Du Web, l’animal totémique serait plutôt le chat fascinant car domestique et félin
à la fois, car caressant et griffant alternativement… Auparavant, Marker remarqua sur
les murs de Paris, un chat stylisé manière dessin d’enfant au grand sourire jaune, il le
filma dans Chats perchés le faisant rejoindre ses deux autres figures : l’éléphant et la
chouette outre son chat du Japon auquel un cimetière est consacré. Il lui octroya un
tout autre caractère de chat pensant, écoutant de la musique, ce qui le conduisit à le
dénommer Guillaume-en-Egypte… Il le rapproche du monteur « Ce chat ment. C’est
un mensonge / qui dit la vérité / celle du menteur, celle du monteur pour qui toutes
choses, à la différence du chat de Kipling, ne se valent pas ».
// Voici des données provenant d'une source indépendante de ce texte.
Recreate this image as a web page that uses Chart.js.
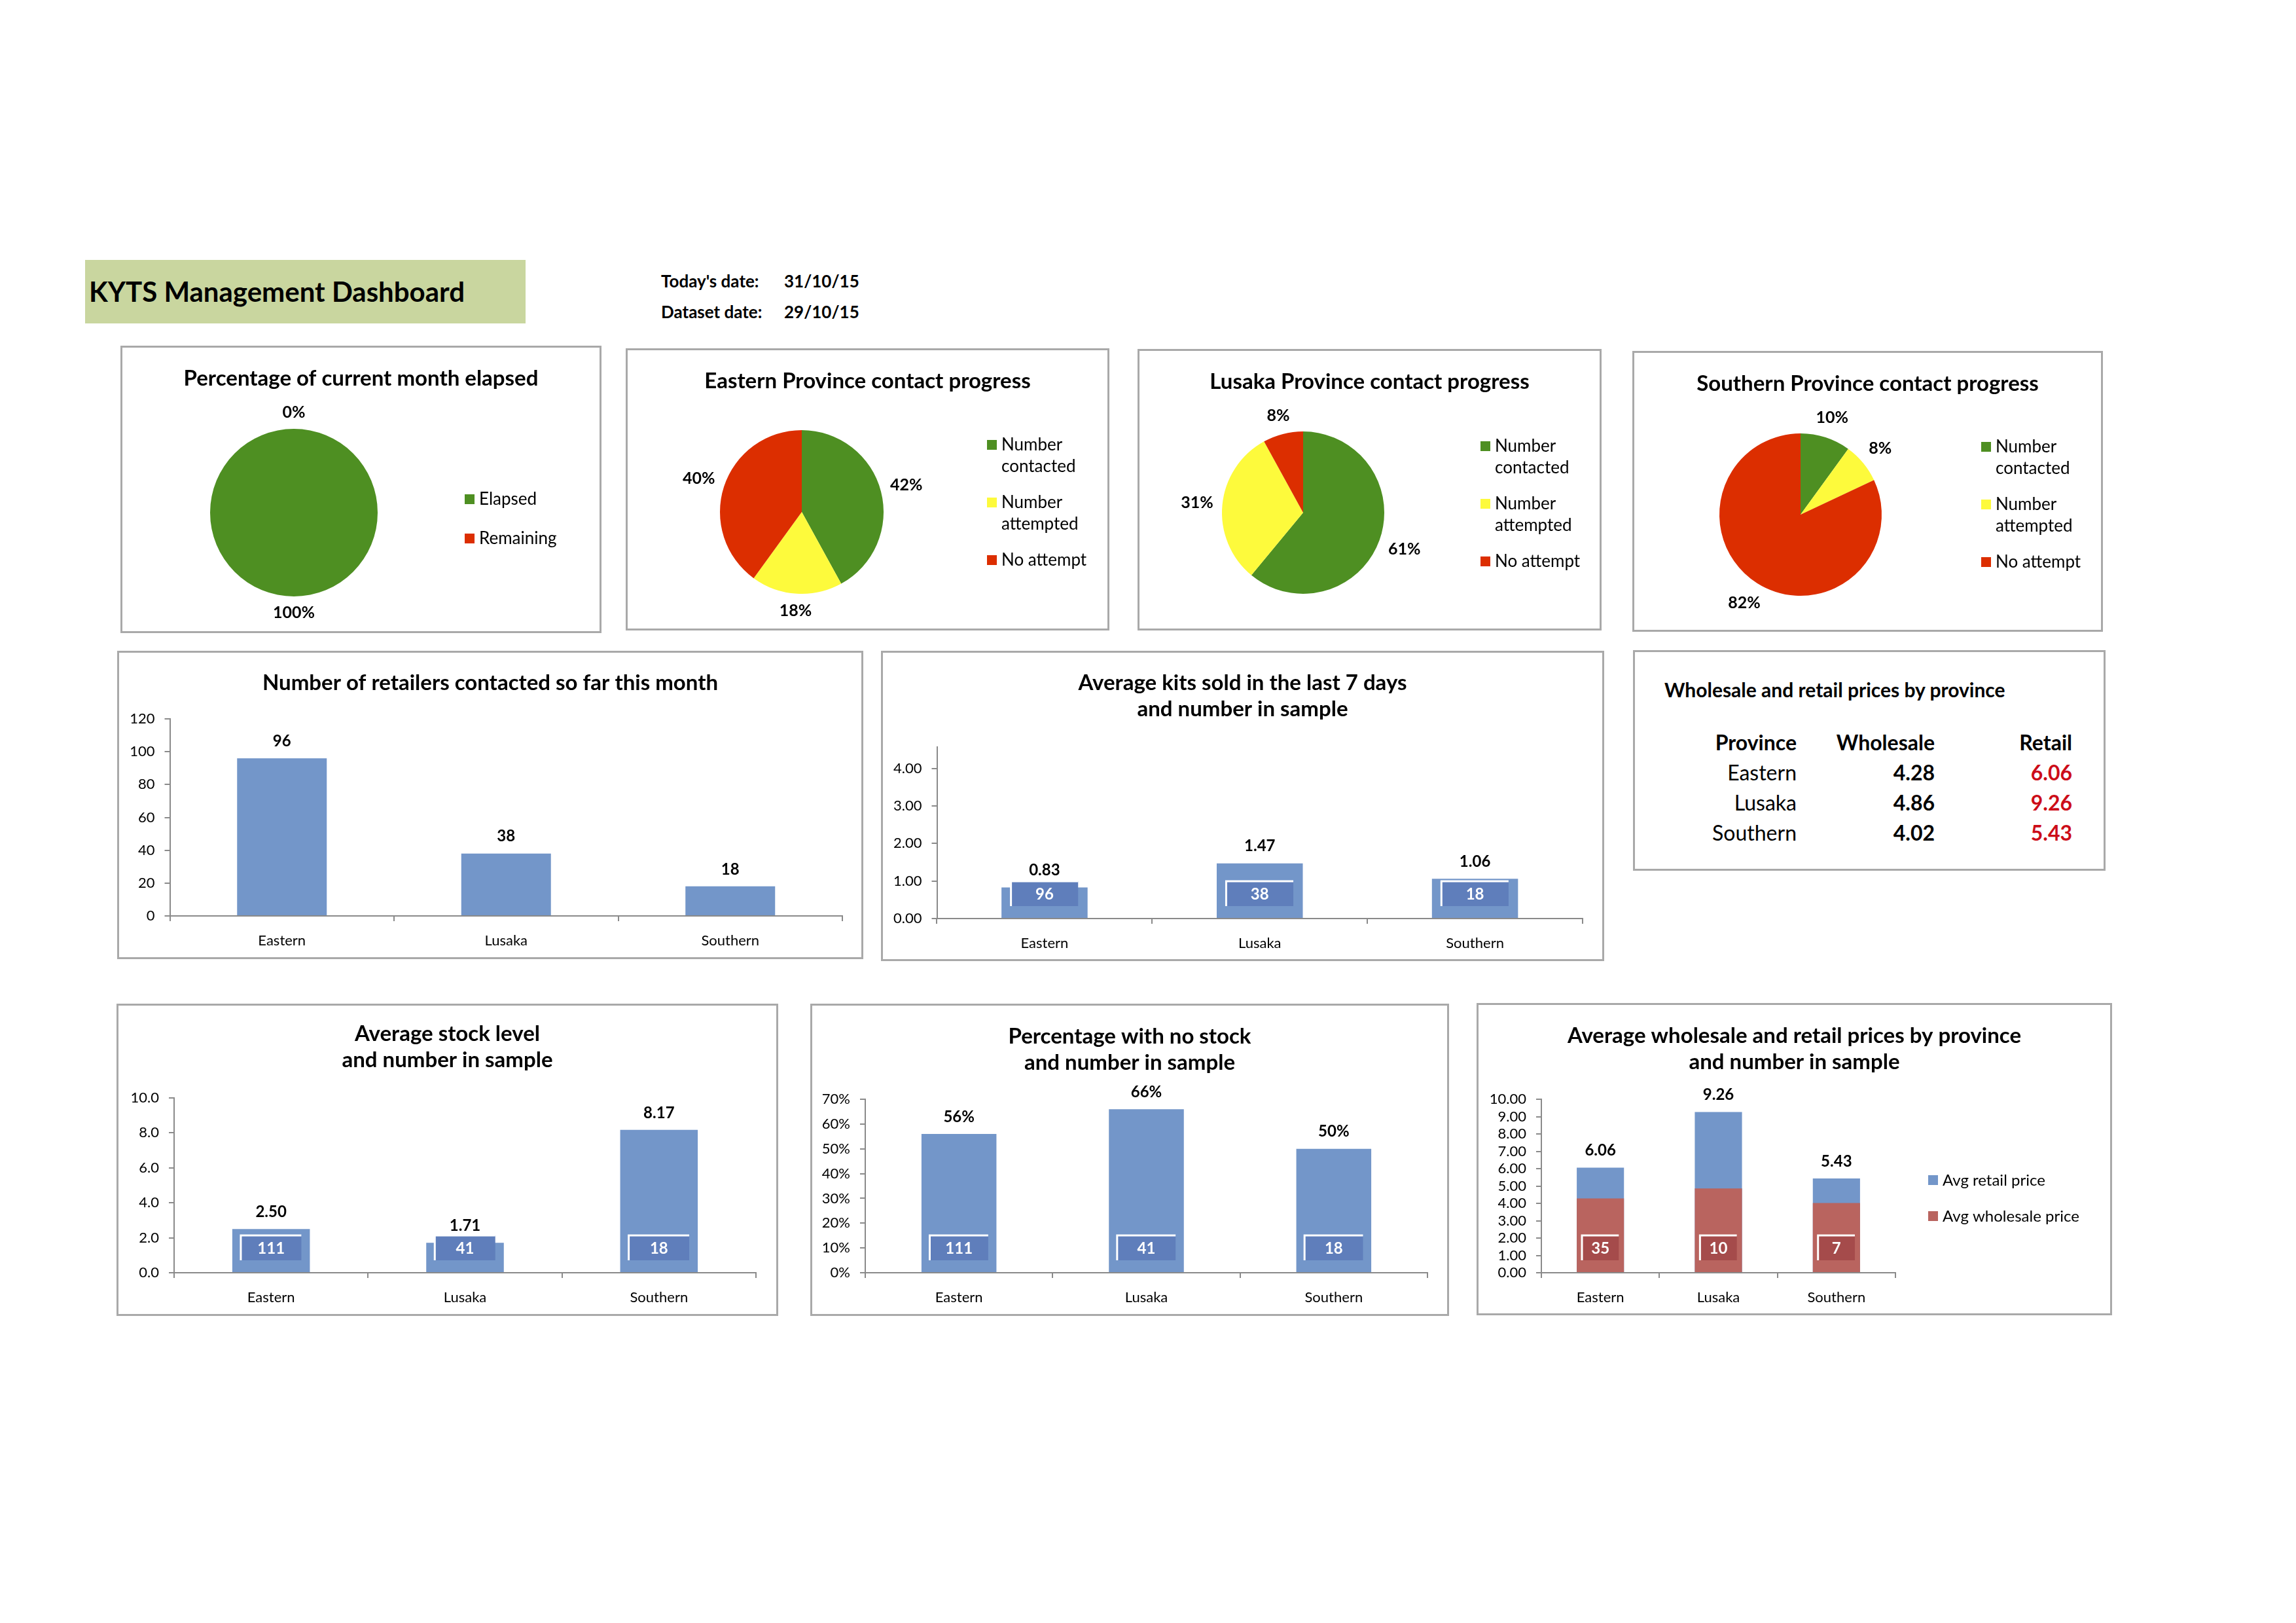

Quant aux chats égarés/Stray de Ryan Benjamin Lee, ils entraînent dans les chemins
sans itinéraire, sans lien narratif, dans une marche libre.
Son montage aime la variation, il suit une arithmétique passant du même chat
unique, doublé, triplé… jusqu’à six ou des dizaines de chats différents en même
accumulation ; il suit l’éventail des couleurs et des « genres » sinon races de chat
au pelage strié, roux, blanc, noir et même bleuté ; il diversifie les comportements :
grimpant, sautillant, se roulant, se léchant, se grattant ; il change d’échelle : l’animal
nain ou géant se juxtaposant dans le même champ ou l’occupant successivement ; il
invente sa temporalité en mêlant les allures l’accéléré, le lent, l’immobile, simultanées,
mais aussi en multipliant le même chat s’étirant, le faisant se rejoindre, se superposer,
se toucher…
Le mouvement se fait en largeur, de gauche à droite ou inversement, en oblique ou
selon des volets occultés puisque le fond reste noir loin de tout désir d’un lieu réaliste.